10, 23, 29, 30), whose houses were near the wall, repaired that part of the
wall opposite each of their dwellings. This suggests an important rule for
Christian workers. Let every one do the work which lies nearest to him. Let him
begin with his own family. No amount of good work elsewhere will compensate for
neglect there. Christian parents can do their best for the community by
training their children well. Then, as ability and opportunity permit, let each
seek the good of his dependents, friends, neighbours, the congregation he
worships, the city or town, the country, the Church at large, the world.
There is a reason for doing this order-
1. That which is nearest is usually best known. Its needs
can be best perceived, and how to meet them.
2. It appeals most powerfully to our hearts. Partly because
best known. The eye affects the heart (Lamentations 3:51). Partly because of
the natural affections that belong to the closer relationships. Now the
emotions of the heart are both a call to duty and a qualification for its
efficient performance. Words spoken, gifts bestowed, with feeling, are most
powerful for good.
3. It has the first claim upon us. God has placed men in
close relationships and proximity so that they may be mutually helpful as the occasion
arises. We violate the Divine order when we care for the distant to the neglect
of the near.
4. We can most easily reach it.
5. We may hope for more success in dealing with it. Because
our work will be with more knowledge more heart, and less waste of resources;
and will carry with it the weight of known character, of personal sympathy, and
the thousand influences that spring from family life, friendship, neighborhood,
etc.

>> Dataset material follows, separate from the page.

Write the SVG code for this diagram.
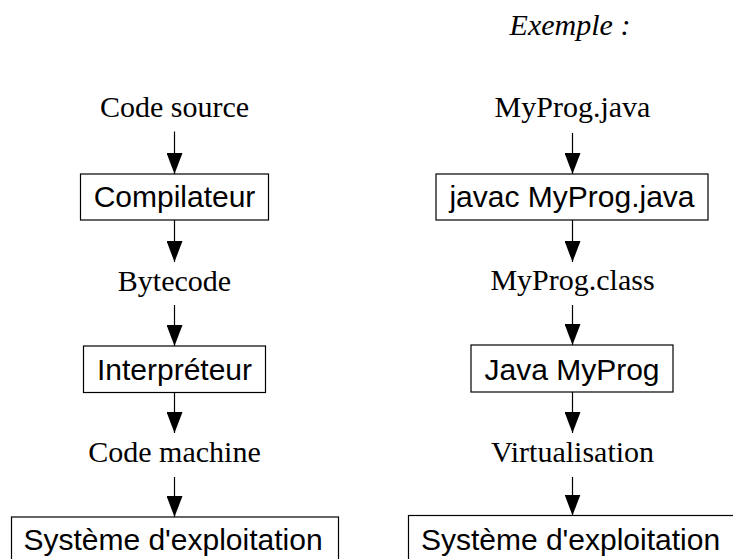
<svg xmlns="http://www.w3.org/2000/svg" width="733" height="559" viewBox="0 0 733 559">
<style>
.bg{fill:#fff}
.box{fill:#fff;stroke:#000;stroke-width:1.2}
.lbl{font-family:"Liberation Serif","Times New Roman",serif;font-size:30px;fill:#000;text-anchor:middle}
.it{font-style:italic}
.btxt{font-family:"Liberation Sans",Arial,sans-serif;font-size:30px;fill:#000;text-anchor:middle}
.conn line{stroke:#000;stroke-width:1.2;marker-end:url(#arr)}
</style>
<defs>
<marker id="arr" markerUnits="userSpaceOnUse" markerWidth="22" markerHeight="16" refX="21" refY="8" orient="auto" viewBox="0 0 22 16">
<path d="M0,0 L21,8 L0,16 z" fill="#000"/>
</marker>
</defs>
<rect class="bg" x="0" y="0" width="733" height="559"/>
<g id="title"><text class="lbl it" x="570" y="35">Exemple :</text></g>
<g id="code-source"><text class="lbl" x="174.5" y="117">Code source</text></g>
<g id="compilateur"><rect class="box" x="80.5" y="174" width="188" height="46"/><text class="btxt" x="174.5" y="207">Compilateur</text></g>
<g id="bytecode"><text class="lbl" x="174.5" y="291">Bytecode</text></g>
<g id="interpreteur"><rect class="box" x="83.5" y="346" width="182" height="46.5"/><text class="btxt" x="174.5" y="380">Interpréteur</text></g>
<g id="code-machine"><text class="lbl" x="174.5" y="462">Code machine</text></g>
<g id="os-left"><rect class="box" x="11.5" y="517" width="327" height="60"/><text class="btxt" x="173" y="550">Système d'exploitation</text></g>
<g id="myprog-java"><text class="lbl" x="572.5" y="117">MyProg.java</text></g>
<g id="javac"><rect class="box" x="436" y="174" width="272" height="46"/><text class="btxt" x="572" y="207">javac MyProg.java</text></g>
<g id="myprog-class"><text class="lbl" x="572.5" y="290">MyProg.class</text></g>
<g id="java-myprog"><rect class="box" x="471" y="345" width="202" height="47"/><text class="btxt" x="572" y="379.5">Java MyProg</text></g>
<g id="virtualisation"><text class="lbl" x="572.5" y="462">Virtualisation</text></g>
<g id="os-right"><rect class="box" x="408.5" y="515.5" width="340" height="60"/><text class="btxt" x="570.5" y="550">Système d'exploitation</text></g>
<g id="connectors" class="conn">
<line x1="174.5" y1="131.5" x2="174.5" y2="174"/>
<line x1="174.5" y1="220" x2="174.5" y2="262"/>
<line x1="174.5" y1="305" x2="174.5" y2="346"/>
<line x1="174.5" y1="392.5" x2="174.5" y2="433"/>
<line x1="174.5" y1="477" x2="174.5" y2="517"/>
<line x1="572.5" y1="133" x2="572.5" y2="174"/>
<line x1="572.5" y1="220" x2="572.5" y2="262"/>
<line x1="572.5" y1="305" x2="572.5" y2="345"/>
<line x1="572.5" y1="392" x2="572.5" y2="433"/>
<line x1="572.5" y1="477" x2="572.5" y2="515.5"/>
</g>
</svg>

A man can nowhere work with so much effect as “over against his house.”
6. In caring for it we may be most effectually protecting
our houses. As those priests and others who built up the piece of wall nearest
them. There are perils to us and our families which may be averted by doing our
duty to those nearest to us; perils from the sullen enmity which indifference
and neglect may generate in them; perils from their ignorance, grossness, or
vice; perils from their diseases, etc.
7. When each does the work nearest to him, the whole work
will be most surely and rapidly done. Christians have yet thoroughly to follow
this order. Nevertheless, it must be admitted that there is much to be done
which cannot thus be reached. There were many parts of the wall at Jerusalem
which were opposite the house of no one, or of none able to repair them, and
there were many able and willing to assist in the work whose dwellings were not
in Jerusalem, or, if in the city, not near the wall. And so they had to labour
at a distance from their houses. In like manner, there is much Christian work
to be done where no Christians exist, or none capable of doing it; and so there
is ample room for those organizations which enable the benevolent to do good at
a distance, and even in far-off lands.